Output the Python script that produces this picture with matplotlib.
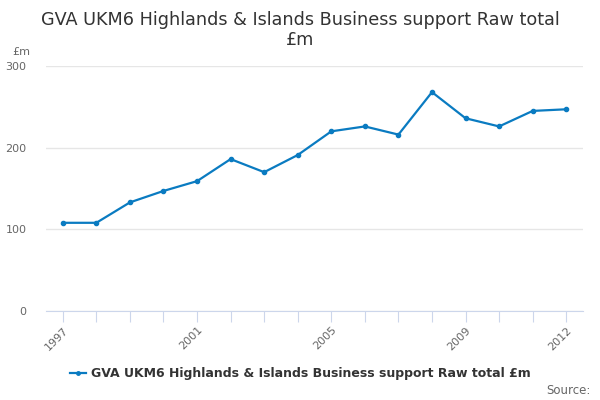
import matplotlib
matplotlib.use("Agg")
import matplotlib.pyplot as plt
from matplotlib.lines import Line2D

# data
years = list(range(1997, 2013))
values = [108, 108, 133, 147, 159, 186, 170, 191, 220, 226, 216, 268, 236, 226, 245, 247]
label_years = [1997, 2001, 2005, 2009, 2012]
series_name = "GVA UKM6 Highlands & Islands Business support Raw total £m"

line_color = "#0a7bc1"

fig = plt.figure(figsize=(6, 4), dpi=100)
ax = fig.add_axes([0.0767, 0.2225, 0.895, 0.6125])

ax.plot(years, values, color=line_color, linewidth=1.6, marker="o", markersize=3)

ax.set_xlim(1996.5, 2012.5)
ax.set_ylim(0, 300)
ax.set_yticks([0, 100, 200, 300])
ax.yaxis.grid(True, color="#e6e6e6", linewidth=1)
ax.set_axisbelow(True)

ax.set_xticks(years, minor=False)
ax.set_xticklabels([str(y) if y in label_years else "" for y in years],
                   rotation=45, ha="right", rotation_mode="anchor")
ax.tick_params(axis="x", length=8, color="#ccd6eb", labelsize=8, labelcolor="#666666", pad=2)
ax.tick_params(axis="y", length=0, labelsize=8, labelcolor="#666666", pad=14)

for side in ["top", "right", "left"]:
    ax.spines[side].set_visible(False)
ax.spines["bottom"].set_color("#ccd6eb")

fig.text(0.5, 0.925, "GVA UKM6 Highlands & Islands Business support Raw total\n£m",
         ha="center", va="center", fontsize=12.7, color="#333333", linespacing=1.1)
fig.text(0.02, 0.87, "£m", fontsize=8, color="#666666", ha="left", va="center")

handle = Line2D([], [], color=line_color, linewidth=1.6, marker="o", markersize=2.5)
fig.legend([handle], [series_name], loc="center", bbox_to_anchor=(0.5, 0.065),
           frameon=False, prop={"size": 9, "weight": "bold"}, handlelength=1.3,
           handletextpad=0.4, labelcolor="#333333")
fig.text(0.985, 0.025, "Source:", fontsize=8.5, color="#666666", ha="right", va="center")

fig.savefig("out.png", dpi=100)
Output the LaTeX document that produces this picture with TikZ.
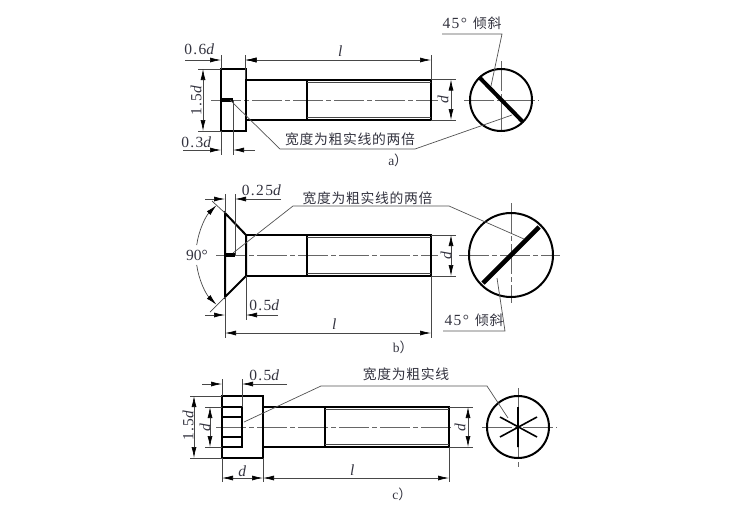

..............................

TASK DETAILS:
From the records above, pull out every line containing the word "this".

TASK RESULT:
Output the Python script that produces this picture with matplotlib.
Output the LaTeX document that produces this picture with TikZ.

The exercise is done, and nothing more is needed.